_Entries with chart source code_
_ _ _ _ _ _ _
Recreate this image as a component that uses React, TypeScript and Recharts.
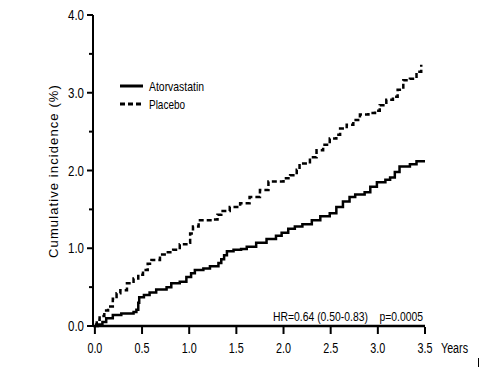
import React from 'react';
import { LineChart, Line, XAxis, YAxis } from 'recharts';

// Atorvastatin cumulative incidence (%) by year
const atorvaYears = [0, 0.03, 0.08, 0.12, 0.19, 0.28, 0.41, 0.44, 0.46, 0.47, 0.52, 0.58, 0.65, 0.76, 0.81, 0.9, 0.97, 1.02, 1.06, 1.15, 1.22, 1.31, 1.34, 1.37, 1.4, 1.47, 1.55, 1.61, 1.71, 1.82, 1.92, 1.98, 2.05, 2.12, 2.2, 2.3, 2.39, 2.49, 2.56, 2.63, 2.7, 2.76, 2.86, 2.92, 2.99, 3.08, 3.13, 3.18, 3.23, 3.34, 3.41, 3.5];
const atorvaValues = [0, 0.02, 0.05, 0.1, 0.14, 0.16, 0.18, 0.21, 0.3, 0.37, 0.4, 0.43, 0.47, 0.5, 0.55, 0.57, 0.63, 0.68, 0.72, 0.74, 0.77, 0.81, 0.86, 0.91, 0.96, 0.98, 0.99, 1.02, 1.07, 1.12, 1.16, 1.2, 1.25, 1.28, 1.31, 1.36, 1.41, 1.45, 1.53, 1.6, 1.66, 1.69, 1.72, 1.79, 1.85, 1.88, 1.91, 1.98, 2.05, 2.08, 2.12, 2.12];

// Placebo cumulative incidence (%) by year
const placeboYears = [0, 0.02, 0.05, 0.1, 0.14, 0.19, 0.23, 0.27, 0.34, 0.41, 0.46, 0.51, 0.56, 0.6, 0.69, 0.76, 0.83, 0.9, 0.97, 1.01, 1.04, 1.1, 1.25, 1.3, 1.34, 1.43, 1.54, 1.64, 1.75, 1.84, 1.93, 2.0, 2.07, 2.14, 2.17, 2.28, 2.35, 2.42, 2.49, 2.56, 2.6, 2.67, 2.74, 2.81, 2.9, 2.97, 3.02, 3.09, 3.16, 3.21, 3.27, 3.34, 3.41, 3.46];
const placeboValues = [0.02, 0.08, 0.13, 0.2, 0.25, 0.35, 0.42, 0.46, 0.55, 0.61, 0.66, 0.72, 0.8, 0.85, 0.92, 0.95, 0.98, 1.05, 1.07, 1.19, 1.28, 1.36, 1.37, 1.43, 1.48, 1.53, 1.58, 1.66, 1.75, 1.86, 1.86, 1.9, 1.94, 2.01, 2.09, 2.17, 2.26, 2.33, 2.41, 2.46, 2.54, 2.59, 2.65, 2.72, 2.74, 2.77, 2.84, 2.91, 2.95, 3.04, 3.16, 3.18, 3.27, 3.36];

const xTicks = [0, 0.5, 1, 1.5, 2, 2.5, 3, 3.5];
const yTicks = [0, 0.5, 1, 1.5, 2, 2.5, 3, 3.5, 4];
const seriesNames = ['Atorvastatin', 'Placebo'];
const statsText = 'HR=0.64 (0.50-0.83)    p=0.0005';

const atorvaData = atorvaYears.map((t, i) => ({ t, v: atorvaValues[i] }));
const placeboData = placeboYears.map((t, i) => ({ t, v: placeboValues[i] }));

const W = 495;
const H = 367;
const PLOT_LEFT = 93;
const PLOT_RIGHT = 425;
const PLOT_TOP = 15;
const PLOT_BOTTOM = 326;
const FONT = "'Liberation Sans', Arial, sans-serif";

const YTick = (props: any) => {
  const { y, payload } = props;
  const major = Number.isInteger(payload.value);
  return (
    <g>
      <line x1={PLOT_LEFT - (major ? 6 : 4)} x2={PLOT_LEFT} y1={y} y2={y} stroke="#000" strokeWidth={2} />
      {major && (
        <text x={84} y={y + 5} textAnchor="end" fontSize={14} fontFamily={FONT} fill="#000" textLength={16} lengthAdjust="spacingAndGlyphs">
          {payload.value.toFixed(1)}
        </text>
      )}
    </g>
  );
};

const XTick = (props: any) => {
  const { x, payload } = props;
  return (
    <g>
      <line x1={x} x2={x} y1={PLOT_BOTTOM + 1} y2={PLOT_BOTTOM + 8} stroke="#000" strokeWidth={2} />
      <text x={x - 7.5} y={353} fontSize={14} fontFamily={FONT} fill="#000" textLength={15} lengthAdjust="spacingAndGlyphs">
        {payload.value.toFixed(1)}
      </text>
    </g>
  );
};

export default function App() {
  return (
    <div style={{ position: 'absolute', left: 0, top: 0, width: W, height: H, background: '#fff' }}>
      <LineChart
        width={W}
        height={H}
        margin={{ top: PLOT_TOP, right: W - PLOT_RIGHT, bottom: 0, left: 0 }}
      >
        <XAxis
          type="number"
          dataKey="t"
          domain={[-0.02, 3.5]}
          ticks={xTicks}
          height={H - PLOT_BOTTOM}
          tick={<XTick />}
          tickLine={false}
          axisLine={{ stroke: '#000', strokeWidth: 2.5 }}
          allowDuplicatedCategory={false}
        />
        <YAxis
          type="number"
          dataKey="v"
          domain={[0, 4]}
          ticks={yTicks}
          width={PLOT_LEFT}
          tick={<YTick />}
          tickLine={false}
          axisLine={{ stroke: '#000', strokeWidth: 2 }}
        />
        <Line
          data={atorvaData}
          dataKey="v"
          name={seriesNames[0]}
          type="stepAfter"
          stroke="#000"
          strokeWidth={2.5}
          dot={false}
          isAnimationActive={false}
        />
        <Line
          data={placeboData}
          dataKey="v"
          name={seriesNames[1]}
          type="stepAfter"
          stroke="#000"
          strokeWidth={2.5}
          strokeDasharray="5 3"
          dot={false}
          isAnimationActive={false}
        />
        <g>
          <line x1={120} x2={143} y1={86} y2={86} stroke="#000" strokeWidth={3} />
          <text x={149} y={90.5} fontSize={13} fontFamily={FONT} fill="#000" textLength={55} lengthAdjust="spacingAndGlyphs">
            {seriesNames[0]}
          </text>
          <line x1={120} x2={143} y1={104} y2={104} stroke="#000" strokeWidth={3} strokeDasharray="5 3" />
          <text x={149} y={108.5} fontSize={13} fontFamily={FONT} fill="#000" textLength={36} lengthAdjust="spacingAndGlyphs">
            {seriesNames[1]}
          </text>
        </g>
        <text
          x={58}
          y={171}
          transform="rotate(-90 58 171)"
          textAnchor="middle"
          fontSize={13}
          fontFamily={FONT}
          letterSpacing={1.1}
          fill="#000"
        >
          Cumulative incidence (%)
        </text>
        <text x={441} y={353} fontSize={14} fontFamily={FONT} fill="#000" textLength={27} lengthAdjust="spacingAndGlyphs">
          Years
        </text>
        <text x={273} y={321} fontSize={13} fontFamily={FONT} fill="#000" textLength={150} lengthAdjust="spacingAndGlyphs" xmlSpace="preserve">
          {statsText}
        </text>
      </LineChart>
      <div style={{ position: 'absolute', left: 478, top: 358, width: 1, height: 9, background: '#000' }} />
    </div>
  );
}
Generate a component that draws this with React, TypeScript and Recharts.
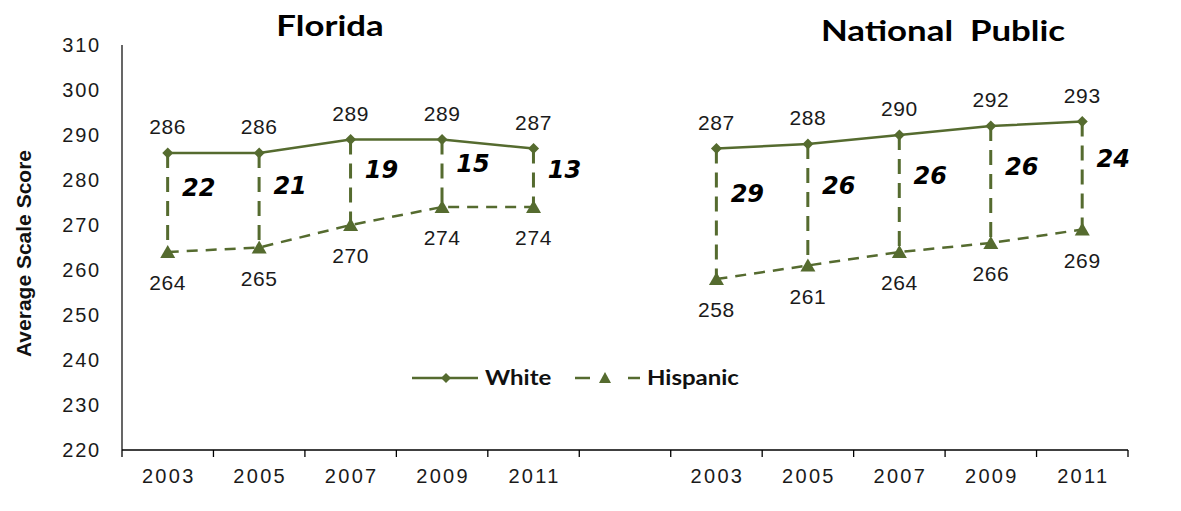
import React from "react";
import { ComposedChart, Line, Bar, XAxis, YAxis, LabelList, Legend } from "recharts";

const categories = ["2003", "2005", "2007", "2009", "2011", "", "2003", "2005", "2007", "2009", "2011"];
const whiteScores = [286, 286, 289, 289, 287, null, 287, 288, 290, 292, 293];
const hispanicScores = [264, 265, 270, 274, 274, null, 258, 261, 264, 266, 269];
const gapLabels = ["22", "21", "19", "15", "13", null, "29", "26", "26", "26", "24"];
const yTicks = [220, 230, 240, 250, 260, 270, 280, 290, 300, 310];
const titles = ["Florida", "National  Public"];
const seriesNames = ["White", "Hispanic"];

const data = categories.map((c, i) => ({
  year: c,
  white: whiteScores[i],
  hispanic: hispanicScores[i],
  gap: gapLabels[i],
  range: whiteScores[i] == null ? null : [hispanicScores[i], whiteScores[i]],
}));

const W = 1165;
const H = 495;
const MARGIN = { top: 37, right: 45, bottom: 15, left: 0 };
const YAXIS_W = 114;
const PLOT_W = W - MARGIN.left - MARGIN.right - YAXIS_W;
const BAND = PLOT_W / categories.length;
const GREEN = "#556B2F";
const TEXT = "#1a1a1a";
const NUM_FONT = "'Liberation Sans', Arial, sans-serif";
const TITLE_FONT = "Lato, 'Open Sans', sans-serif";

const XTick = (props: any) => {
  const { x, y, payload, index } = props;
  return (
    <g>
      <line x1={x - BAND / 2} x2={x - BAND / 2} y1={y} y2={y + 7} stroke="#000" strokeWidth={1.3} />
      {index === categories.length - 1 && (
        <line x1={x + BAND / 2} x2={x + BAND / 2} y1={y} y2={y + 7} stroke="#000" strokeWidth={1.3} />
      )}
      <text x={x + 1} y={y + 33} textAnchor="middle" fontFamily={NUM_FONT} fontSize={20} letterSpacing={2.3} fill={TEXT}>
        {payload.value}
      </text>
    </g>
  );
};

const YTick = (props: any) => {
  const { x, y, payload } = props;
  return (
    <text x={x - 21} y={y + 7} textAnchor="end" fontFamily={NUM_FONT} fontSize={20} letterSpacing={1.8} fill={TEXT}>
      {payload.value}
    </text>
  );
};

const GapShape = (props: any) => {
  const { x, y, width, height } = props;
  if (x == null || height == null || isNaN(height)) return null;
  const cx = x + width / 2;
  return (
    <line x1={cx} x2={cx} y1={y} y2={y + height} stroke={GREEN} strokeWidth={3} strokeDasharray="15 9" />
  );
};

const GapLabel = (props: any) => {
  const { x, y, width, height, value } = props;
  if (value == null) return null;
  const cx = x + width / 2 + 31;
  const cy = y + height * 0.33 + 10;
  return (
    <text x={cx} y={cy} textAnchor="middle" fontFamily="'DejaVu Sans', Verdana, sans-serif" fontSize={24} fontWeight="bold" fontStyle="italic" fill="#000">
      {value}
    </text>
  );
};

const TopLabel = (props: any) => {
  const { x, y, value } = props;
  if (value == null) return null;
  return (
    <text x={x} y={y - 19} textAnchor="middle" fontFamily={NUM_FONT} fontSize={21} letterSpacing={0.6} fill={TEXT}>
      {value}
    </text>
  );
};

const BottomLabel = (props: any) => {
  const { x, y, value } = props;
  if (value == null) return null;
  return (
    <text x={x} y={y + 38} textAnchor="middle" fontFamily={NUM_FONT} fontSize={21} letterSpacing={0.6} fill={TEXT}>
      {value}
    </text>
  );
};

const Diamond = (props: any) => {
  const { cx, cy } = props;
  if (cx == null || cy == null) return null;
  return <path d={`M${cx},${cy - 5.5} L${cx + 5.5},${cy} L${cx},${cy + 5.5} L${cx - 5.5},${cy} Z`} fill={GREEN} />;
};

const Triangle = (props: any) => {
  const { cx, cy } = props;
  if (cx == null || cy == null) return null;
  return <path d={`M${cx},${cy - 7} L${cx + 7.5},${cy + 6} L${cx - 7.5},${cy + 6} Z`} fill={GREEN} />;
};

const LegendContent = () => (
  <svg width={360} height={26} style={{ display: "block" }}>
    <line x1={0} x2={66} y1={12} y2={12} stroke={GREEN} strokeWidth={2.5} />
    <path d="M34,7 L39,12 L34,17 L29,12 Z" fill={GREEN} />
    <text transform="translate(73,19) scale(1.2,1)" fontFamily={TITLE_FONT} fontWeight="bold" fontSize={20} fill="#111">{seriesNames[0]}</text>
    <line x1={163} x2={178} y1={12} y2={12} stroke={GREEN} strokeWidth={2.5} />
    <path d="M193,6 L199,17 L187,17 Z" fill={GREEN} />
    <line x1={216} x2={228} y1={12} y2={12} stroke={GREEN} strokeWidth={2.5} />
    <text transform="translate(235,19) scale(1.2,1)" fontFamily={TITLE_FONT} fontWeight="bold" fontSize={20} fill="#111">{seriesNames[1]}</text>
  </svg>
);

const titleStyle: React.CSSProperties = {
  position: "absolute",
  textAlign: "center",
  fontFamily: TITLE_FONT,
  fontWeight: "bold",
  fontSize: 29,
  lineHeight: "34px",
  color: "#000",
  whiteSpace: "pre",
  transform: "scaleX(1.2)",
  zIndex: 2,
};

export default function App() {
  return (
    <div style={{ position: "relative", width: W, height: H, background: "#fff" }}>
      <div style={{ ...titleStyle, left: 322 - 120, width: 240, top: 0 }}>{titles[0]}</div>
      <div style={{ ...titleStyle, left: 935 - 150, width: 300, top: 5 }}>{titles[1]}</div>
      <ComposedChart width={W} height={H} data={data} margin={MARGIN}>
        <XAxis
          dataKey="year"
          interval={0}
          tickLine={false}
          tickSize={0}
          tickMargin={0}
          axisLine={{ stroke: "#000", strokeWidth: 1.5 }}
          tick={<XTick />}
          height={38}
        />
        <YAxis
          domain={[220, 310]}
          ticks={yTicks}
          interval={0}
          width={YAXIS_W}
          tickLine={false}
          tickSize={0}
          tickMargin={0}
          axisLine={{ stroke: "#000", strokeWidth: 1.2 }}
          tick={<YTick />}
          label={(p: any) => {
            const vb = p.viewBox;
            const cx = vb.x + 17;
            const cy = vb.y + vb.height / 2 + 6;
            return (
              <text x={cx} y={cy} transform={`rotate(-90 ${cx} ${cy})`} textAnchor="middle" dominantBaseline="middle" fontFamily={NUM_FONT} fontWeight="bold" fontSize={21} fill="#111">
                Average Scale Score
              </text>
            );
          }}
        />
        <Legend
          layout="horizontal"
          align="center"
          verticalAlign="middle"
          content={<LegendContent />}
          wrapperStyle={{ position: "absolute", left: 404, top: 358, width: 360, height: 26 }}
        />
        <Bar dataKey="range" shape={<GapShape />} isAnimationActive={false} legendType="none">
          <LabelList dataKey="gap" content={<GapLabel />} />
        </Bar>
        <Line
          dataKey="white"
          name={seriesNames[0]}
          stroke={GREEN}
          strokeWidth={2.5}
          dot={<Diamond />}
          activeDot={false}
          isAnimationActive={false}
          connectNulls={false}
        >
          <LabelList dataKey="white" content={<TopLabel />} />
        </Line>
        <Line
          dataKey="hispanic"
          name={seriesNames[1]}
          stroke={GREEN}
          strokeWidth={2.5}
          strokeDasharray="11 8"
          dot={<Triangle />}
          activeDot={false}
          isAnimationActive={false}
          connectNulls={false}
        >
          <LabelList dataKey="hispanic" content={<BottomLabel />} />
        </Line>
      </ComposedChart>
    </div>
  );
}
_ _ _ _ _ _ _
_Task statement_
Please reproduce the listing exactly from its opening line through the line that contains "Line, XAxis, YAxis", both included, with all pictures omitted.

_Solution for this problem_
Recreate this image as a component that uses React, TypeScript and Recharts.
import React from 'react';
import { LineChart, Line, XAxis, YAxis } from 'recharts';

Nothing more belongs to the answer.